Zar’eth is often misinterpreted as authoritarian control. But in the philosophy’s deeper sense, it represents compassionate boundary-setting. Healthy systems, relationships, and individuals are not built on boundless availability—they are forged in clear, consensual rhythms.
This pillar teaches that love is not limitlessness, but rhythm: the willingness to show up with both presence and clarity.
Daily Practice:
Reframe boundaries not as defenses but as invitations to healthier engagement.
Reflect on the systems you participate in: workplaces, communities, families. Ask: Do these structures honor the breath of their members—their growth and rest cycles?
Initially derived from the Ver’loth Shaen conlang word chirrua—“the breath between stars”—this concept holds the heart of the philosophy. In its original conlang construction, chirrua was designed to convey more than a pause. It is a liminal resonance, a sacred stillness in motion. It is the moment when sound finishes and silence begins, the inhale that holds potential and the exhale that releases it. In the cosmology of Ver’loth Shaen, the universe itself was said to be born not in a violent explosion, but in a held breath—an awareness expanding between two opposing forces.
This is where the humanity of Ver’loth Shaen truly shines.
The space between—breaths, thoughts, conversations, lives—is not empty. It is not silence as absence, but silence as invitation. A call to listen rather than react. A chance to witness without immediately naming. Whether you are in the middle of heartbreak, decision-making, or just a long walk alone, chirrua is the moment you meet yourself.

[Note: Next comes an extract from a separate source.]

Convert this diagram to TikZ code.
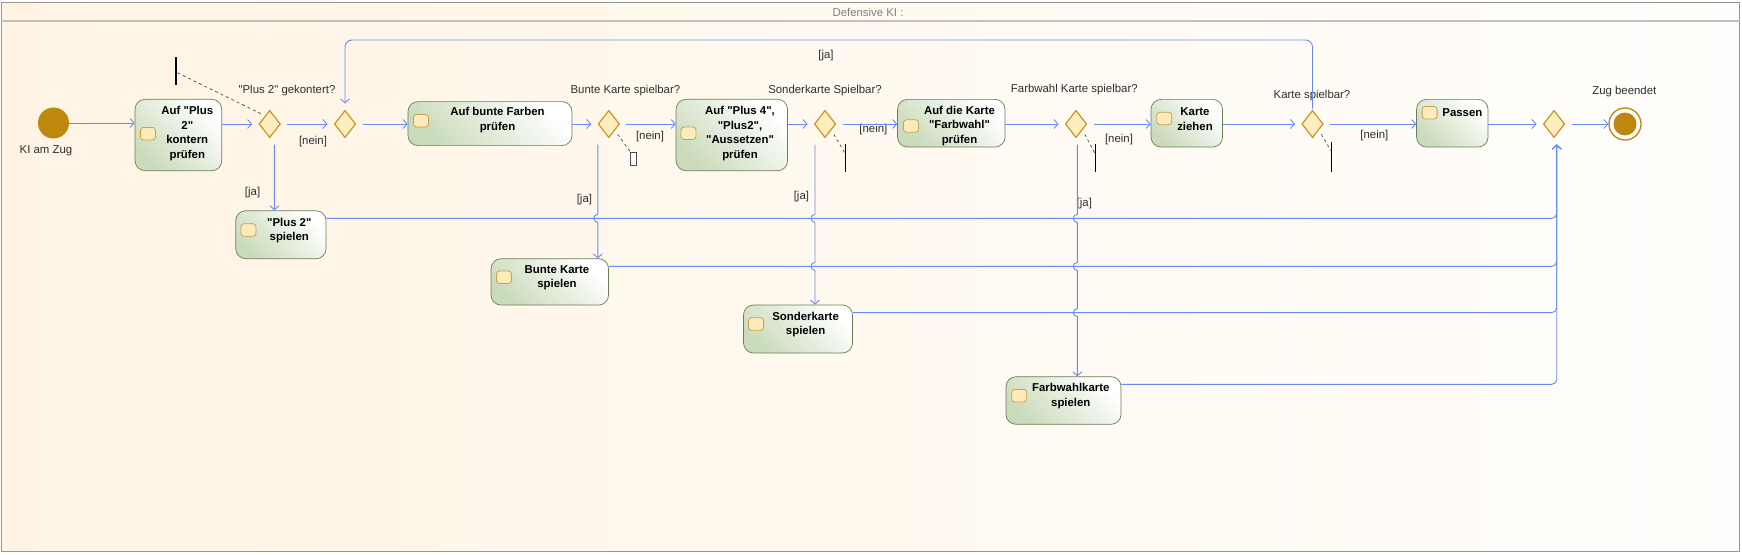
\documentclass[tikz,border=0pt]{standalone}
\usepackage{fontspec}
\setmainfont{Liberation Sans}[Ligatures=TeXOff]
\usepackage{tikz}
\usetikzlibrary{calc,shapes.geometric,arrows.meta}

\definecolor{flowblue}{RGB}{105,138,246}
\definecolor{actgreen}{RGB}{202,219,187}
\definecolor{actborder}{RGB}{108,124,86}
\definecolor{iconfill}{RGB}{253,236,186}
\definecolor{iconborder}{RGB}{204,160,72}
\definecolor{decfill}{RGB}{254,237,190}
\definecolor{decborder}{RGB}{200,150,42}
\definecolor{gold}{RGB}{190,135,14}
\definecolor{bgleft}{RGB}{255,244,228}
\definecolor{bgright}{RGB}{255,254,252}
\definecolor{framegray}{RGB}{150,150,150}
\definecolor{labelgray}{RGB}{45,45,45}

\tikzset{
    flow/.style={draw=flowblue, line width=0.9pt, -{Straight Barb[length=4pt,width=9pt]}},
    act/.style={draw=actborder, line width=0.7pt, rounded corners=10pt, left color=actgreen, right color=white, shading angle=135, inner sep=0pt},
    acttxt/.style={font=\bfseries\fontsize{11.4}{14.5}\selectfont, align=center, inner sep=0pt},
    icon/.style={draw=iconborder, fill=iconfill, rounded corners=3pt, minimum width=15pt, minimum height=12.5pt, inner sep=0pt, line width=0.8pt},
    decision/.style={diamond, draw=decborder, fill=decfill, line width=1.2pt, minimum width=25pt, minimum height=31pt, inner sep=0pt, outer sep=5pt},
    lbl/.style={font=\fontsize{11.4}{13}\selectfont, text=labelgray, inner sep=0pt},
    anchorline/.style={dashed, black!80, line width=0.6pt},
    anchortick/.style={black, line width=1.5pt},
    hop/.style={start angle=270, end angle=90, radius=4}
}

\begin{document}
\begin{tikzpicture}[x=1pt, y=-1pt]
    \useasboundingbox (0, 0) rectangle (1742, 554);
    \fill[left color=bgleft, right color=bgright] (1, 2) rectangle (1739.5, 551);
    \draw[framegray, line width=0.8pt] (1, 2) rectangle (1739.5, 551);
    \draw[framegray!60, line width=1.2pt] (1, 21) -- (1739.5, 21);
    \node[lbl, text=gray](title) at (868, 12.5) {Defensive KI :};

    \node[circle, fill=gold, minimum size=31pt, inner sep=0pt](start) at (53.5, 123) {};
    \node[lbl](lstart) at (46, 151) {KI am Zug};

    \node[act, minimum width=86.7, minimum height=71.4](b1) at (178.4, 135) {};
    \node[icon](b1i) at (148, 133.7) {};
    \node[acttxt](b1t) at (187.3, 133.4) {Auf "Plus\\2"\\kontern\\prüfen};

    \node[decision](d1) at (269.7, 124) {};
    \node[lbl](lq1) at (287, 91) {"Plus 2" gekontert?};
    \node[lbl](ln1) at (313, 142) {[nein]};
    \node[lbl](lj1) at (252.6, 192.7) {[ja]};

    \node[decision](d2) at (345, 124) {};

    \node[act, minimum width=164, minimum height=44](b3) at (490, 123.6) {};
    \node[icon](b3i) at (421, 120.7) {};
    \node[acttxt](b3t) at (497.5, 120.3) {Auf bunte Farben\\prüfen};

    \node[decision](d3) at (608.8, 124) {};
    \node[lbl](lq3) at (625.4, 91) {Bunte Karte spielbar?};
    \node[lbl](ln3) at (650, 137) {[nein]};
    \node[lbl](lj3) at (584.4, 199.5) {[ja]};

    \node[act, minimum width=111.5, minimum height=71.4](b4) at (731.8, 135) {};
    \node[icon](b4i) at (688.5, 133.3) {};
    \node[acttxt](b4t) at (740, 133.4) {Auf "Plus 4",\\"Plus2",\\"Aussetzen"\\prüfen};

    \node[decision](d4) at (825, 124) {};
    \node[lbl](lq4) at (825, 91) {Sonderkarte Spielbar?};
    \node[lbl](ln4) at (873.4, 130) {[nein]};
    \node[lbl](lj4) at (801.4, 196.7) {[ja]};

    \node[act, minimum width=107.5, minimum height=47.7](b5) at (951.3, 123.2) {};
    \node[icon](b5i) at (911, 126) {};
    \node[acttxt](b5t) at (959.5, 125.7) {Auf die Karte\\"Farbwahl"\\prüfen};

    \node[decision](d5) at (1076, 124) {};
    \node[lbl](lq5) at (1074.3, 89.5) {Farbwahl Karte spielbar?};
    \node[lbl](ln5) at (1119, 140) {[nein]};
    \node[lbl](lj5) at (1084.3, 203.5) {[ja]};

    \node[act, minimum width=71.5, minimum height=47.7](b6) at (1186.8, 123.2) {};
    \node[icon](b6i) at (1164.3, 118.5) {};
    \node[acttxt](b6t) at (1195, 118.9) {Karte\\ziehen};

    \node[decision](d6) at (1312.5, 124) {};
    \node[lbl](lq6) at (1312, 96) {Karte spielbar?};
    \node[lbl](ln6) at (1374.4, 135.5) {[nein]};
    \node[lbl](lj6) at (826, 56) {[ja]};
    \coordinate (loop) at (826, 40);

    \node[act, minimum width=71.5, minimum height=47.7](b7) at (1452.3, 123.2) {};
    \node[icon](b7i) at (1429.6, 112.7) {};
    \node[acttxt](b7t) at (1462.4, 112.7) {Passen};

    \node[decision](d7) at (1554, 124) {};

    \node[circle, draw=gold, fill=white, line width=1.3pt, minimum size=32pt, inner sep=0pt,
        path picture={\fill[gold] (path picture bounding box.center) circle (11.5pt);}](end) at (1625, 124) {};
    \node[lbl](lend) at (1624.3, 92) {Zug beendet};

    \node[act, minimum width=90.3, minimum height=48](p2sp) at (280.9, 234.7) {};
    \node[icon](p2spi) at (248.5, 230) {};
    \node[acttxt](p2spt) at (289.3, 230.3) {"Plus 2"\\spielen};

    \node[act, minimum width=117.5, minimum height=46.3](bsp) at (549.8, 281.9) {};
    \node[icon](bspi) at (504, 277.3) {};
    \node[acttxt](bspt) at (557, 277.7) {Bunte Karte\\spielen};

    \node[act, minimum width=109, minimum height=48](ssp) at (798, 329) {};
    \node[icon](sspi) at (756, 324) {};
    \node[acttxt](sspt) at (805.6, 324.3) {Sonderkarte\\spielen};

    \node[act, minimum width=115, minimum height=47.6](fsp) at (1063.5, 400.5) {};
    \node[icon](fspi) at (1019.2, 395.7) {};
    \node[acttxt](fspt) at (1070.8, 395.8) {Farbwahlkarte\\spielen};

    \draw[flow] (start.east) -- (start.east -| b1.west);
    \draw[flow] (d1.west -| b1.east) -- (d1.west);
    \draw[flow] (d1.east) -- (d2.west);
    \draw[flow] (d2.east) -- (d2.east -| b3.west);
    \draw[flow] (d3.west -| b3.east) -- (d3.west);
    \draw[flow] (d3.east) -- (d3.east -| b4.west);
    \draw[flow] (d4.west -| b4.east) -- (d4.west);
    \draw[flow] (d4.east) -- (d4.east -| b5.west);
    \draw[flow] (d5.west -| b5.east) -- (d5.west);
    \draw[flow] (d5.east) -- (d5.east -| b6.west);
    \draw[flow] (d6.west -| b6.east) -- (d6.west);
    \draw[flow] (d6.east) -- (d6.east -| b7.west);
    \draw[flow] (d7.west -| b7.east) -- (d7.west);
    \draw[flow] (d7.east) -- (end.west);

    \draw[flow, rounded corners=7pt] ([yshift=-5pt]d6.north) -- (d6.north |- loop) -- (d2.north |- loop) -- (d2.north);

    \draw[flow] ([xshift=4.6pt]d1.south) -- ([xshift=-6.5pt]p2sp.north);
    \draw[flow] ([xshift=-11pt]d3.south) -- ($(d3.center |- p2sp.north)+(-11, 4)$) arc[hop]
        -- ([xshift=48pt]bsp.north);
    \draw[flow] ([xshift=-10pt]d4.south) -- ($(d4.center |- p2sp.north)+(-10, 4)$) arc[hop]
        -- ($(d4.center |- bsp.north)+(-10, 4)$) arc[hop] -- ([xshift=17pt]ssp.north);
    \draw[flow] ([xshift=1.3pt]d5.south) -- ($(d5.center |- p2sp.north)+(1.3, 4)$) arc[hop]
        -- ($(d5.center |- bsp.north)+(1.3, 4)$) arc[hop]
        -- ($(d5.center |- ssp.north)+(1.3, 4)$) arc[hop] -- ([xshift=13.8pt]fsp.north);

    \draw[flow, rounded corners=5pt] ([yshift=-8pt]p2sp.north east) -| ([xshift=2.7pt]d7.south);
    \draw[flow, rounded corners=5pt] ([yshift=-8pt]bsp.north east) -| ([xshift=2.7pt]d7.south);
    \draw[flow, rounded corners=5pt] ([yshift=-8pt]ssp.north east) -| ([xshift=2.7pt]d7.south);
    \draw[flow, rounded corners=5pt] ([yshift=-8pt]fsp.north east) -| ([xshift=2.7pt]d7.south);

    \coordinate (n1) at (176, 72);
    \draw[anchorline] (d1.north west) -- (n1);
    \draw[anchortick] ([yshift=15pt]n1) -- ([yshift=-13pt]n1);

    \node[draw=black!70, fill=white, line width=0.6pt, minimum width=6pt, minimum height=13pt, inner sep=0pt](n3) at (633.5, 158.3) {};
    \draw[anchorline] (d3.south east) -- (n3.north west);

    \coordinate (n4) at (845.5, 154);
    \draw[anchorline] (d4.south east) -- (n4);
    \draw[anchortick] ([yshift=10.5pt]n4) -- ([yshift=-17.5pt]n4);

    \coordinate (n5) at (1095.3, 154);
    \draw[anchorline] (d5.south east) -- (n5);
    \draw[anchortick] ([yshift=10.5pt]n5) -- ([yshift=-17.5pt]n5);

    \coordinate (n6) at (1331.7, 152);
    \draw[anchorline] (d6.south east) -- (n6);
    \draw[anchortick] ([yshift=10pt]n6) -- ([yshift=-19.7pt]n6);
\end{tikzpicture}
\end{document}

It’s where apologies begin. Where healing takes root. Where words lose urgency and gain truth. In our fast-moving world that demands answers, chirrua reminds us to trust the value of pausing. Not as avoidance—but as alignment.
In Ver’loth Shaen, this principle extends into everything: how we speak, how we move, how we connect. It teaches that the most powerful moments in our lives often happen not in declarations, but in the quiet just before them. It is a sacred rhythm, a pulse in the narrative of being, reminding us that presence lives not in the extremes—but in the breath between.
Daily Practice:
Notice the “between” moments: between tasks, meetings, meals. What happens when you honor them, rather than rush through them?
In a conversation, leave space before responding. Let silence offer clarity.